Keywords: double recursion, DFS

You are given a binary tree in which each node contains an integer value.

Find the number of paths that sum to a given value.

The path does not need to start or end at the root or a leaf, but it must go downwards (traveling only from parent nodes to child nodes).
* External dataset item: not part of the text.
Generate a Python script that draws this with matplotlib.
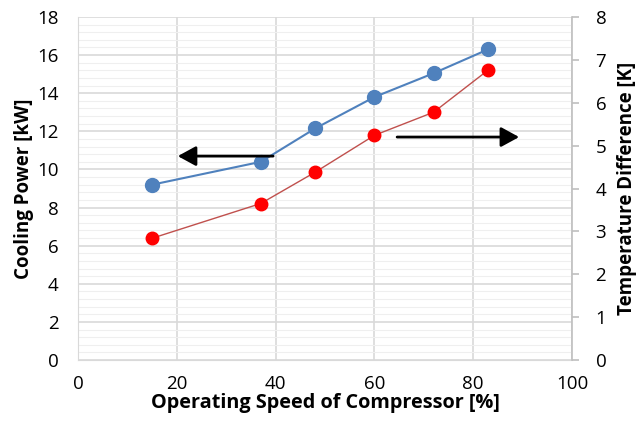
import matplotlib
matplotlib.use("Agg")
import matplotlib.pyplot as plt
from matplotlib.ticker import MultipleLocator
import numpy as np

plt.rcParams['font.family'] = ['Open Sans', 'DejaVu Sans']

# compressor speed [%]
speed = [15, 37, 48, 60, 72, 83]
# cooling power [kW] (left axis)
cooling_power = [9.2, 10.4, 12.15, 13.8, 15.05, 16.3]
# temperature difference [K] (right axis)
temp_diff = [2.84, 3.65, 4.38, 5.24, 5.78, 6.76]

xticks = [0, 20, 40, 60, 80, 100]
yticks_left = [0, 2, 4, 6, 8, 10, 12, 14, 16, 18]
yticks_right = [0, 1, 2, 3, 4, 5, 6, 7, 8]

grid_c = '#d9d9d9'
minor_c = '#efefef'

fig = plt.figure(figsize=(6.4, 4.3), dpi=100)
ax = fig.add_axes([78/640, 1 - 360/430, (572-78)/640, (360-17)/430])
ax2 = ax.twinx()

ax.set_xlim(0, 100)
ax.set_ylim(0, 18)
ax2.set_ylim(0, 8)
ax.set_xticks(xticks)
ax.set_yticks(yticks_left)
ax2.set_yticks(yticks_right)
ax.yaxis.set_minor_locator(MultipleLocator(0.4))

ax.grid(True, which='major', color=grid_c, lw=1.2)
ax.grid(True, which='minor', axis='y', color=minor_c, lw=0.8)
ax.set_axisbelow(True)

for a in (ax, ax2):
    for s in a.spines.values():
        s.set_visible(False)
ax.spines['left'].set_visible(True)
ax.spines['left'].set_color(grid_c)
ax.spines['bottom'].set_visible(True)
ax.spines['bottom'].set_color(grid_c)
ax2.spines['right'].set_visible(True)
ax2.spines['right'].set_color('#bfbfbf')
ax2.spines['right'].set_linewidth(1.2)

ax.tick_params(axis='both', which='both', length=0, labelsize=13.5, colors='black')
ax.tick_params(axis='x', pad=11)
ax.tick_params(axis='y', pad=14)
ax2.tick_params(axis='y', length=5, width=1.2, color='#bfbfbf', labelsize=13.5, pad=12)

ax.plot(speed, cooling_power, color='#4f81bd', lw=1.5, marker='o', ms=10,
        mfc='#4f81bd', mec='#4f81bd', zorder=3)
ax2.plot(speed, temp_diff, color='#c0504d', lw=1.0, marker='o', ms=9,
         mfc='#ff0000', mec='#ff0000', zorder=3)

ax.set_xlabel('Operating Speed of Compressor [%]', fontsize=14.3, fontweight='bold', labelpad=0)
ax.set_ylabel('Cooling Power [kW]', fontsize=13.5, fontweight='bold', labelpad=2)
ax2.set_ylabel('Temperature Difference [K]', fontsize=13.5, fontweight='bold', labelpad=8)

arrow = dict(arrowstyle='-|>,head_length=1.1,head_width=0.6', color='black', lw=2,
             shrinkA=0, shrinkB=0)
ax.annotate('', xy=(20.2, 10.7), xytext=(39.5, 10.7), arrowprops=arrow)
ax.annotate('', xy=(89.3, 11.7), xytext=(64.6, 11.7), arrowprops=arrow)

fig.savefig('out.png', dpi=100)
The tree has no more than 1,000 nodes and the values are in the range -1,000,000 to 1,000,000.

Example:

root = [10,5,-3,3,2,null,11,3,-2,null,1], sum = 8

      10
     /  \
    5   -3
   / \    \
  3   2   11
 / \   \
3  -2   1

Return 3. The paths that sum to 8 are:

1.  5 -> 3
2.  5 -> 2 -> 1
3. -3 -> 11

At first I thought I could solve this problem using recursion. But it turns out I was wrong. I need to used double recursion. First, I need to go over all the nodes and treat it as the root of a tree. Second, I need to count the number of paths beginning from each node. Then, I need to sum them up. That's the final result.

My wrong code:

/**
 * Definition for a binary tree node.
 * public class TreeNode {
 *     int val;
 *     TreeNode left;
 *     TreeNode right;
 *     TreeNode(int x) { val = x; }
 * }
 */
class Solution {
    public int pathSum(TreeNode root, int sum) {
        if (root == null) return 0;
        int result = 0;
        if (root.val == sum) result += 1;
        result += pathSum(root.left, sum) + pathSum(root.right,sum) + pathSum(root.left, sum - root.val) + pathSum(root.right, sum - root.val);
        
        return result;
    }
}

Correct code 1 (DFS):

public class Solution {
    public int pathSum(TreeNode root, int sum) {
        if(root == null)
            return 0;
        return findPath(root, sum) + pathSum(root.left, sum) + pathSum(root.right, sum);
    }
    
    public int findPath(TreeNode root, int sum){
        int res = 0;
        if(root == null)
            return res;
        if(sum == root.val)
            res++;
        res += findPath(root.left, sum - root.val);
        res += findPath(root.right, sum - root.val);
        return res;
    }
}